La réévaluation fiscale périodique s’impose dans un contexte législatif mouvant. Les lois de finances successives modifient régulièrement les dispositifs incitatifs et les niches fiscales, imposant une veille constante. L’introduction du prélèvement forfaitaire unique en 2018, la réforme de l’IFI remplaçant l’ISF, ou les évolutions des pactes Dutreil illustrent cette instabilité normative qui peut transformer une stratégie optimale en dispositif sous-performant.

Les situations familiales complexes (recompositions, expatriations, enfants vulnérables) nécessitent un suivi particulièrement attentif. Les outils comme le mandat de protection future, le testament-partage ou la fiducie-libéralité (introduite dans notre droit par la loi du 19 mai 2019) permettent d’adapter la transmission aux spécificités de chaque situation. La personnalisation successorale s’affirme ainsi comme un principe directeur face à la standardisation des schémas patrimoniaux traditionnels.

L’émergence des actifs numériques et immatériels (cryptomonnaies, données personnelles, présence sur les réseaux sociaux) ajoute une dimension nouvelle à la planification successorale. Ces biens d’un genre inédit échappent souvent aux catégories juridiques classiques et nécessitent des dispositions spécifiques. La désignation d’un exécuteur testamentaire numérique et l’inventaire régulier de ces actifs deviennent des pratiques recommandées pour une transmission patrimoniale exhaustive.

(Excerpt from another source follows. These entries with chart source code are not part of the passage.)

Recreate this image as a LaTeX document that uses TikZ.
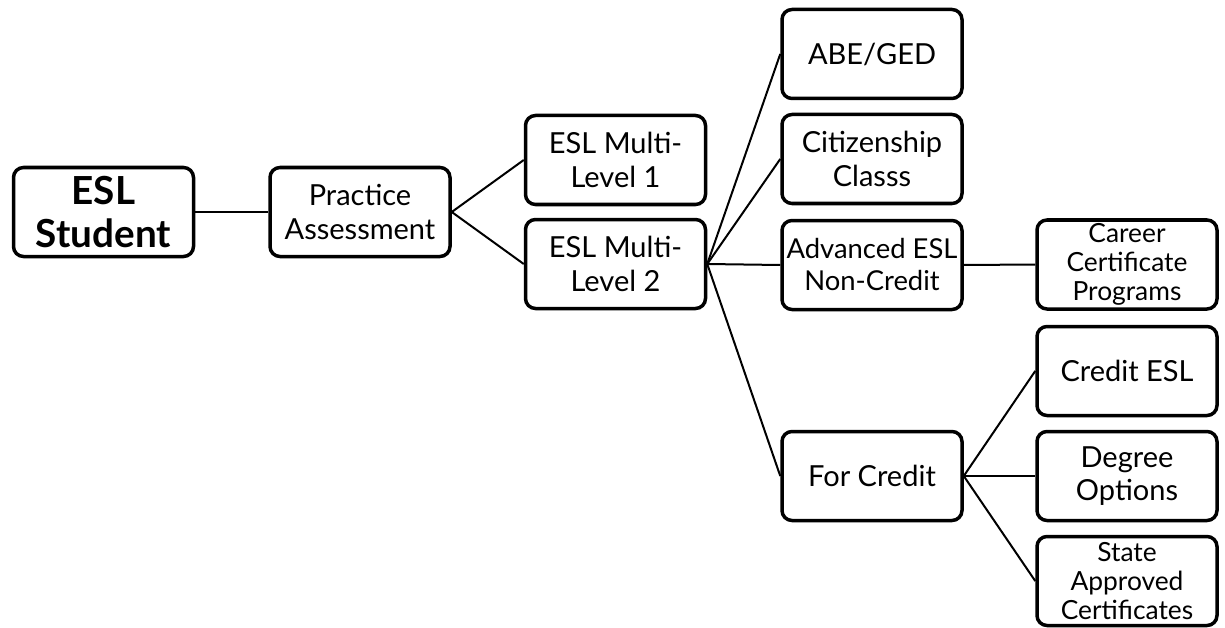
\documentclass[tikz,border=0pt]{standalone}
\usepackage{fontspec}
\setmainfont{Lato}
\begin{document}
\begin{tikzpicture}[
				every node/.style={rectangle, rounded corners=0.2cm, draw, line width=0.07cm, minimum width=3.6cm, minimum height=1.78cm, inner sep=0, align=center, font=\fontsize{16.5}{19}\selectfont},
				small/.style={font=\fontsize{15}{16.6}\selectfont},
				medium/.style={font=\fontsize{15.6}{18.2}\selectfont},
				bold/.style={font=\fontsize{22}{24}\selectfont\bfseries},
				link/.style={line width=0.04cm},
			]
			\useasboundingbox (0,0) rectangle (24.5,-12.56);
			\node[bold] (student) at (2.07,-4.24) {ESL\\Student};
			\node (practice) at (7.2,-4.24) {Practice\\Assessment};
			\node (multi1) at (12.31,-3.2) {ESL Multi-\\Level 1};
			\node (multi2) at (12.31,-5.28) {ESL Multi-\\Level 2};
			\node (abe) at (17.44,-1.08) {ABE/GED};
			\node (citizen) at (17.44,-3.18) {Citizenship\\Classs};
			\node[medium] (advanced) at (17.44,-5.3) {Advanced ESL\\Non-Credit};
			\node (forcredit) at (17.44,-9.52) {For Credit};
			\node[small] (career) at (22.54,-5.29) {Career\\Certificate\\Programs};
			\node (creditesl) at (22.54,-7.42) {Credit ESL};
			\node (degree) at (22.54,-9.52) {Degree\\Options};
			\node[small] (state) at (22.54,-11.62) {State\\Approved\\Certificates};

			\draw[link] (student) -- (practice);
			\draw[link] (practice.east) -- (multi1.west);
			\draw[link] (practice.east) -- (multi2.west);
			\foreach \kid in {abe, citizen, advanced, forcredit}
				\draw[link] (multi2.east) -- (\kid.west);
			\draw[link] (advanced) -- (career);
			\foreach \kid in {creditesl, degree, state}
				\draw[link] (forcredit.east) -- (\kid.west);
			\end{tikzpicture}
\end{document}
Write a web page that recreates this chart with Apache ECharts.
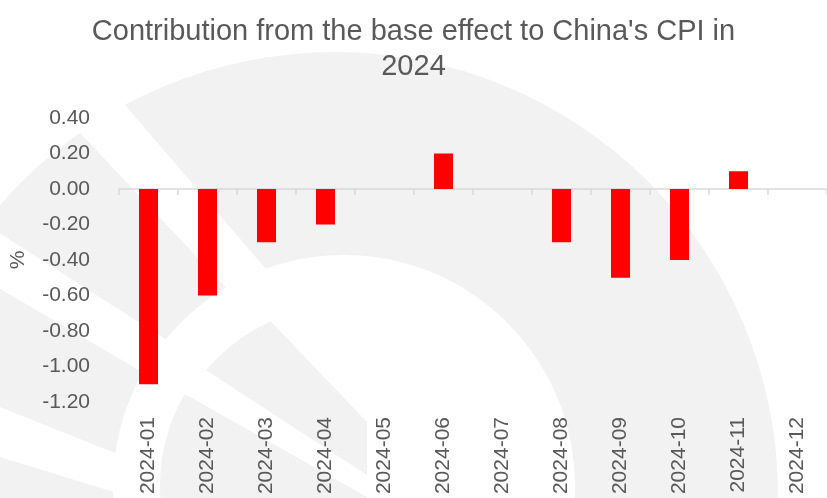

La philanthropie successorale s’impose progressivement comme composante des stratégies de transmission dans les familles détenant un patrimoine important. Au-delà des avantages fiscaux significatifs (réduction de 66% des dons sur l’impôt sur le revenu, exonération des droits de mutation), elle permet de transmettre des valeurs et d’associer les générations futures à un projet dépassant le cadre strictement familial, créant ainsi un héritage immatériel pérenne.